Nov 26, 2014 05:22 AM GMT+0530 | 0 Comment(s)

 

COLOMBO, Nov 26, 2014 (EconomyNext) - Future Asian Development Bank support to Sri Lanka will have 'climate resilient' aspects to ensure the island is better able to withstand the effects of climate change, a senior official said.

Climate change could retard Sri Lanka's economic growth, affecting agricultural production for both domestic consumption and exports, a new ADB study shows.

"The country may be growing quite well - at 7.5 percent - but the impact on economic growth of climate change is quite significant," said Bindu Lohani, the ADB's Vice President for Knowledge Management and Sustainable Development.
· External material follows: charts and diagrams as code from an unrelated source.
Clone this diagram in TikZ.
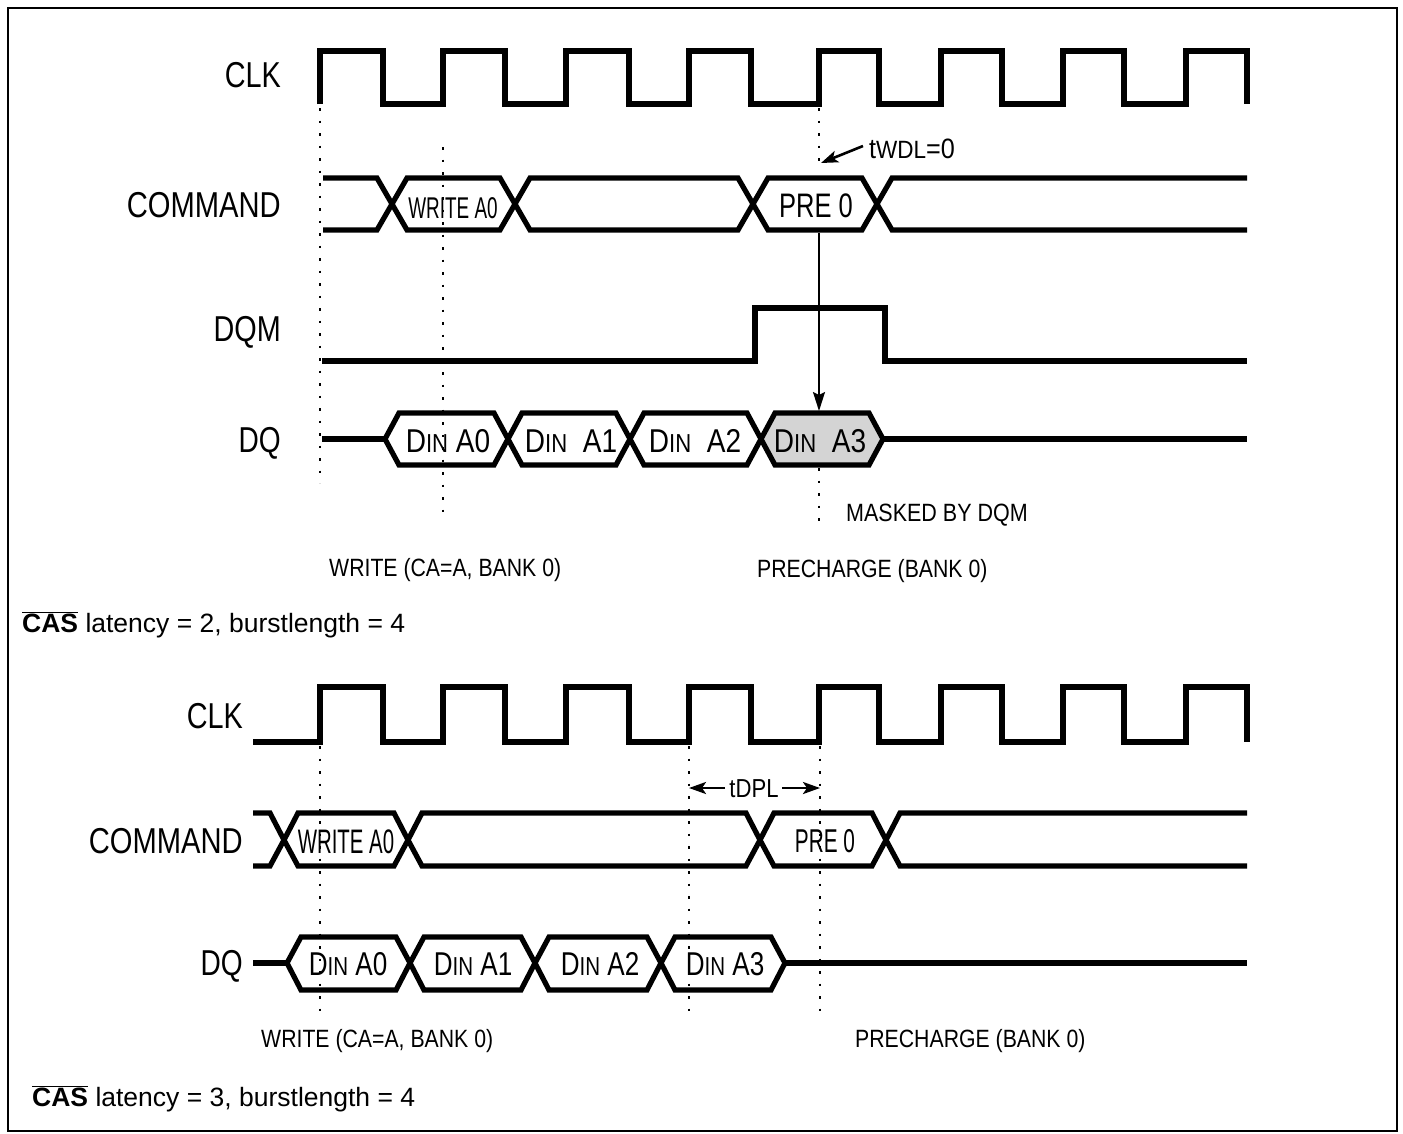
\documentclass[tikz,border=0pt]{standalone}
\usepackage{fontspec}
\setmainfont{Liberation Sans}
\usepackage{graphicx}
\usetikzlibrary{arrows.meta}
\newcommand{\sq}[2]{\scalebox{#1}[1]{#2}}
\newcommand{\fsz}[1]{\fontsize{#1}{#1}\selectfont}
\newcommand{\dinA}[1]{D{\fsz{26}IN}#1}
\begin{document}
\begin{tikzpicture}[x=1pt,y=-1pt,
  sig/.style={line width=5.2pt,line join=miter},
  dotl/.style={line width=2.5pt,dash pattern=on 2.5pt off 10pt},
  lbl/.style={anchor=base east,inner sep=0pt,font=\fsz{36}},
  note/.style={anchor=base west,inner sep=0pt,font=\fsz{25}},
  intxt/.style={anchor=base,inner sep=0pt},
  arr/.style={line width=2.6pt,-{Stealth[length=17pt,width=12pt,inset=4pt]}},
  varr/.style={line width=2pt,-{Stealth[length=19pt,width=12pt,inset=3pt]}}
]
\useasboundingbox (0,0) rectangle (1403,1133);
\draw[line width=2.5pt] (8,8) rectangle (1397,1131);

% ================= TOP DIAGRAM =================
% labels
\node[lbl] (clk1) at (281,87) {\sq{0.8}{CLK}};
\node[lbl] (cmd1) at (281,217) {\sq{0.81}{COMMAND}};
\node[lbl] (dqm1) at (281,341) {\sq{0.8}{DQM}};
\node[lbl] (dq1) at (281,452) {\sq{0.78}{DQ}};

% dotted guides
\draw[dotl] (320,108) -- (320,483);
\draw[dotl] (443,147) -- (443,520);
\draw[dotl] (819,108) -- (819,165);
\draw[dotl] (819,468) -- (819,522);

% CLK
\draw[sig] (320,104) \foreach \r/\f in {320/383,443/505,566/629,689/751,819/879,941/1002,1063/1124,1186/1247}{ -- (\r,104) -- (\r,51) -- (\f,51) -- (\f,104)};

% COMMAND
\draw[sig] (323,178) -- (377,178) -- (392,204) -- (377,230) -- (323,230);
\draw[sig] (392,204) -- (407,178) -- (500,178) -- (515,204) -- (500,230) -- (407,230) -- cycle;
\draw[sig] (515,204) -- (530,178) -- (738,178) -- (753,204) -- (738,230) -- (530,230) -- cycle;
\draw[sig] (753,204) -- (768,178) -- (862,178) -- (877,204) -- (862,230) -- (768,230) -- cycle;
\draw[sig] (1247,178) -- (892,178) -- (877,204) -- (892,230) -- (1247,230);
\node[intxt,font=\fsz{30}] (wr1) at (453,218) {\sq{0.63}{WRITE A0}};
\node[intxt,font=\fsz{34}] (pre1) at (816,217) {\sq{0.75}{PRE 0}};

% DQM
\draw[sig] (322,361) -- (755,361) -- (755,308) -- (885,308) -- (885,361) -- (1247,361);

% DQ
\draw[sig] (322,439) -- (385,439);
\draw[sig] (385,439) -- (399,413) -- (494,413) -- (508,439) -- (494,465) -- (399,465) -- cycle;
\draw[sig] (508,439) -- (522,413) -- (616,413) -- (630,439) -- (616,465) -- (522,465) -- cycle;
\draw[sig] (630,439) -- (644,413) -- (747,413) -- (761,439) -- (747,465) -- (644,465) -- cycle;
\draw[sig,fill={rgb,255:red,212;green,212;blue,212}] (761,439) -- (775,413) -- (869,413) -- (883,439) -- (869,465) -- (775,465) -- cycle;
\draw[sig] (883,439) -- (1247,439);
\node[intxt,font=\fsz{33}] (d10) at (448,452) {\sq{0.85}{\dinA{ A0}}};
\node[intxt,font=\fsz{33}] (d11) at (571,452) {\sq{0.85}{\dinA{\ \ A1}}};
\node[intxt,font=\fsz{33}] (d12) at (695,452) {\sq{0.85}{\dinA{\ \ A2}}};
\node[intxt,font=\fsz{33}] (d13) at (820,452) {\sq{0.85}{\dinA{\ \ A3}}};

% tWDL annotation
\node[anchor=base west,inner sep=0pt,font=\fsz{28}] (twdl) at (869,158) {\sq{0.9}{t{\fsz{25}WDL}=0}};
\coordinate (wdlA) at (863,146);
\coordinate (wdlB) at (821,163);
\draw[arr] (wdlA) -- (wdlB);

% precharge arrow to masked data
\coordinate (preB) at (819,233);
\coordinate (a3T) at (819,411);
\draw[varr] (preB) -- (a3T);

% notes
\node[note] (mask) at (846,521) {\sq{0.86}{MASKED BY DQM}};
\node[note] (wrn1) at (329,576) {\sq{0.85}{WRITE (CA=A, BANK 0)}};
\node[note] (prn1) at (757,577) {\sq{0.85}{PRECHARGE (BANK 0)}};
\node[anchor=base west,inner sep=0pt,font=\fsz{26.5}] (cas1) at (22,632) {\(\overline{\hbox{\bfseries CAS}}\) latency = 2, burstlength = 4};

% ================= BOTTOM DIAGRAM =================
\node[lbl] (clk2) at (243,728) {\sq{0.8}{CLK}};
\node[lbl] (cmd2) at (243,853) {\sq{0.81}{COMMAND}};
\node[lbl] (dq2) at (243,975) {\sq{0.78}{DQ}};

% dotted guides
\draw[dotl] (320,746) -- (320,1013);
\draw[dotl] (689,746) -- (689,1013);
\draw[dotl] (820,746) -- (820,1013);

% CLK
\draw[sig] (253,742) \foreach \r/\f in {320/383,443/505,566/629,689/751,819/879,941/1002,1063/1124,1186/1247}{ -- (\r,742) -- (\r,687) -- (\f,687) -- (\f,742)};

% tDPL
\node[intxt,font=\fsz{26}] (tdpl) at (754,797) {\sq{0.85}{tDPL}};
\coordinate (dplL) at (689,788);
\coordinate (dplR) at (820,788);
\coordinate (dplLs) at (725,788);
\coordinate (dplRs) at (782,788);
\draw[arr] (dplLs) -- (dplL);
\draw[arr] (dplRs) -- (dplR);

% COMMAND
\draw[sig] (253,813) -- (270,813) -- (284,840) -- (270,866) -- (253,866);
\draw[sig] (284,840) -- (298,813) -- (394,813) -- (408,840) -- (394,866) -- (298,866) -- cycle;
\draw[sig] (408,840) -- (422,813) -- (746,813) -- (760,840) -- (746,866) -- (422,866) -- cycle;
\draw[sig] (760,840) -- (774,813) -- (872,813) -- (886,840) -- (872,866) -- (774,866) -- cycle;
\draw[sig] (1247,813) -- (900,813) -- (886,840) -- (900,866) -- (1247,866);
\node[intxt,font=\fsz{34}] (wr2) at (346,853) {\sq{0.6}{WRITE A0}};
\node[intxt,font=\fsz{33}] (pre2) at (825,852) {\sq{0.63}{PRE 0}};

% DQ
\draw[sig] (253,963) -- (287,963);
\draw[sig] (287,963) -- (301,937) -- (396,937) -- (410,963) -- (396,990) -- (301,990) -- cycle;
\draw[sig] (410,963) -- (424,937) -- (521,937) -- (535,963) -- (521,990) -- (424,990) -- cycle;
\draw[sig] (535,963) -- (549,937) -- (647,937) -- (661,963) -- (647,990) -- (549,990) -- cycle;
\draw[sig] (661,963) -- (675,937) -- (771,937) -- (785,963) -- (771,990) -- (675,990) -- cycle;
\draw[sig] (785,963) -- (1247,963);
\node[intxt,font=\fsz{33}] (d20) at (348,975) {\sq{0.79}{\dinA{ A0}}};
\node[intxt,font=\fsz{33}] (d21) at (473,975) {\sq{0.79}{\dinA{ A1}}};
\node[intxt,font=\fsz{33}] (d22) at (600,975) {\sq{0.79}{\dinA{ A2}}};
\node[intxt,font=\fsz{33}] (d23) at (725,975) {\sq{0.79}{\dinA{ A3}}};

% notes
\node[note] (wrn2) at (261,1047) {\sq{0.85}{WRITE (CA=A, BANK 0)}};
\node[note] (prn2) at (855,1047) {\sq{0.85}{PRECHARGE (BANK 0)}};
\node[anchor=base west,inner sep=0pt,font=\fsz{26.5}] (cas2) at (32,1106) {\(\overline{\hbox{\bfseries CAS}}\) latency = 3, burstlength = 4};
\end{tikzpicture}
\end{document}
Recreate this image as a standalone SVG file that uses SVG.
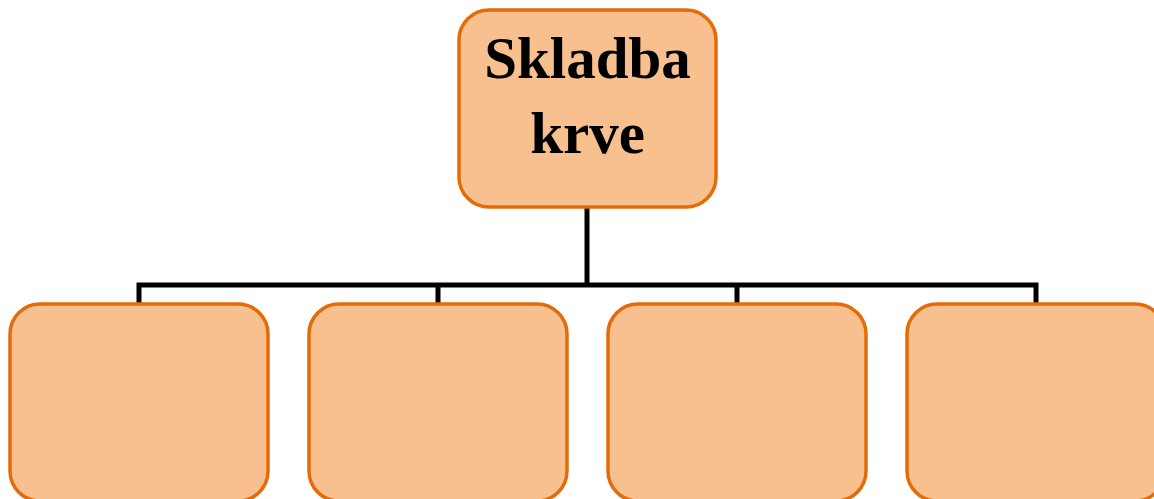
<svg xmlns="http://www.w3.org/2000/svg" width="1154" height="499" viewBox="0 0 1154 499">
<style>
.box{fill:#F8BF8F;stroke:#E36C0A;stroke-width:3.5}
.conn{fill:none;stroke:#000;stroke-width:5}
.t{font-family:"Liberation Serif",serif;font-weight:bold;font-size:59px;fill:#000;text-anchor:middle}
</style>
<g id="connectors">
<path class="conn" d="M587 207 V285 M139 304 V285 H1036 V304 M438 285 V304 M737 285 V304"/>
</g>
<g id="root">
<rect class="box" x="459" y="10" width="257" height="197" rx="30"/>
<text class="t" x="587.5" y="78">Skladba</text>
<text class="t" x="587.5" y="153">krve</text>
</g>
<g id="child1"><rect class="box" x="10" y="304" width="258" height="197" rx="30"/></g>
<g id="child2"><rect class="box" x="309" y="304" width="258" height="197" rx="30"/></g>
<g id="child3"><rect class="box" x="608" y="304" width="258" height="197" rx="30"/></g>
<g id="child4"><rect class="box" x="907" y="304" width="258" height="197" rx="30"/></g>
</svg>
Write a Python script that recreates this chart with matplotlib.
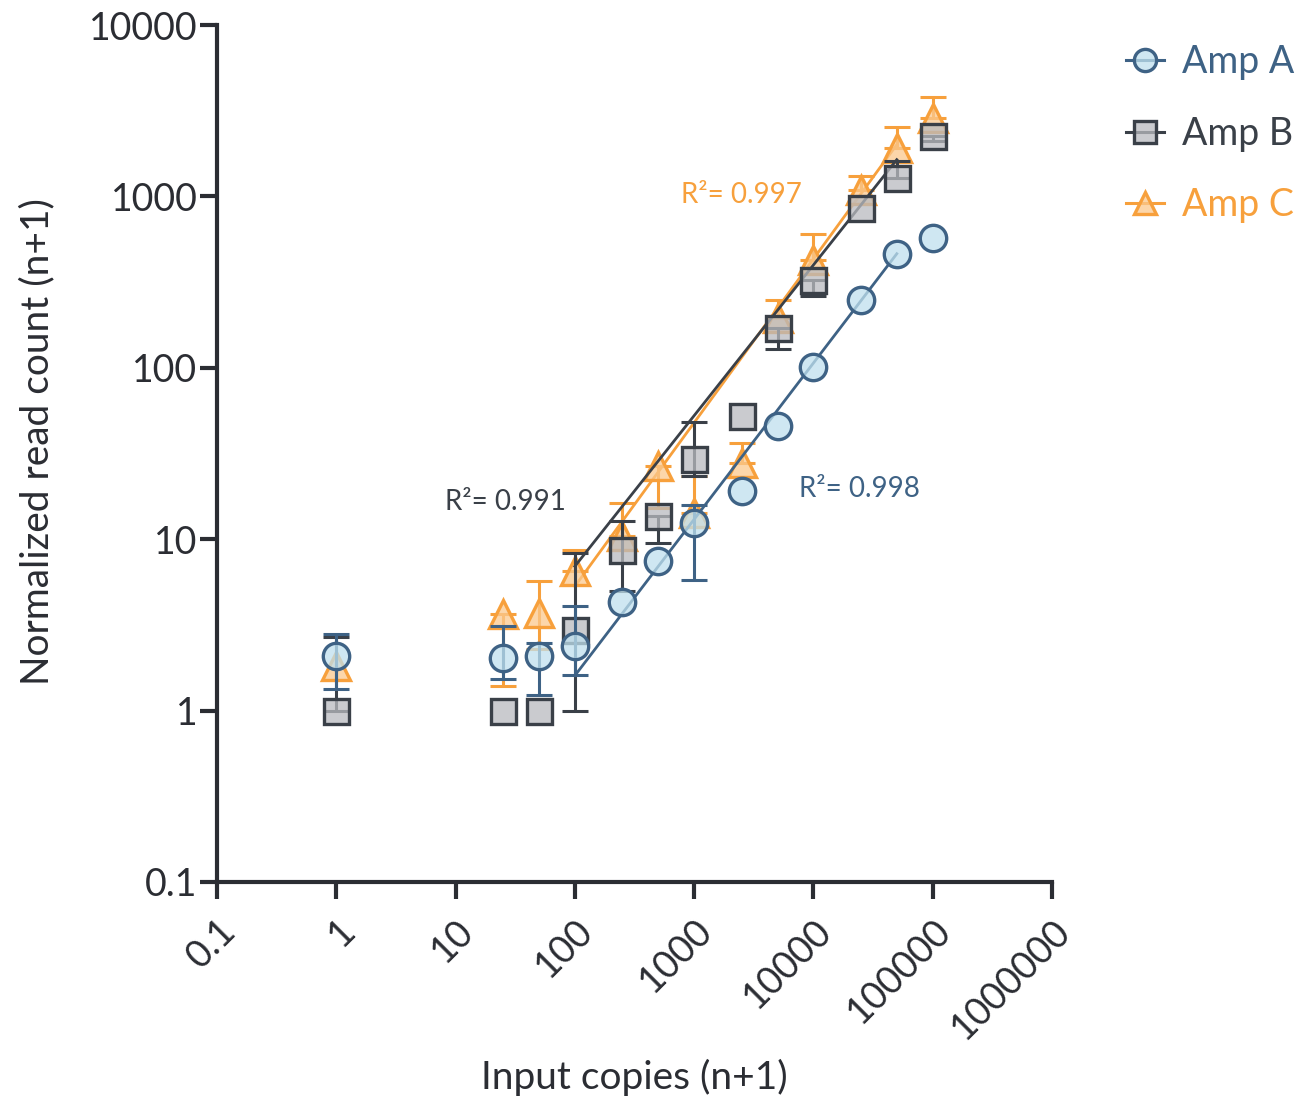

"So it's important from a long term point of view to mitigate the impact of climate change and to adapt."

The island will be affected by rising sea levels while agriculture will be hit by changes in rainfall which could also worsen health problems, he told a news conference Wednesday.

"Our assessment shows that, because of climate change impacts, Sri Lanka could lose up to 1.2 percent of Gross Domestic Product every by 2050," Lohani said.

"The ADB will help by making future infrastructure investment climate resilient," he said.
"We will screen all infrastructure projects to ensure they survive the impact of climate change. The ADB will provide both resources and knowledge."

Mahfuz Ahmed, an ADB advisor who did the study, said climate change impacts could reduce rice and tea crops.

The island could also have a water deficit of 25 billion cubic metres in 2030.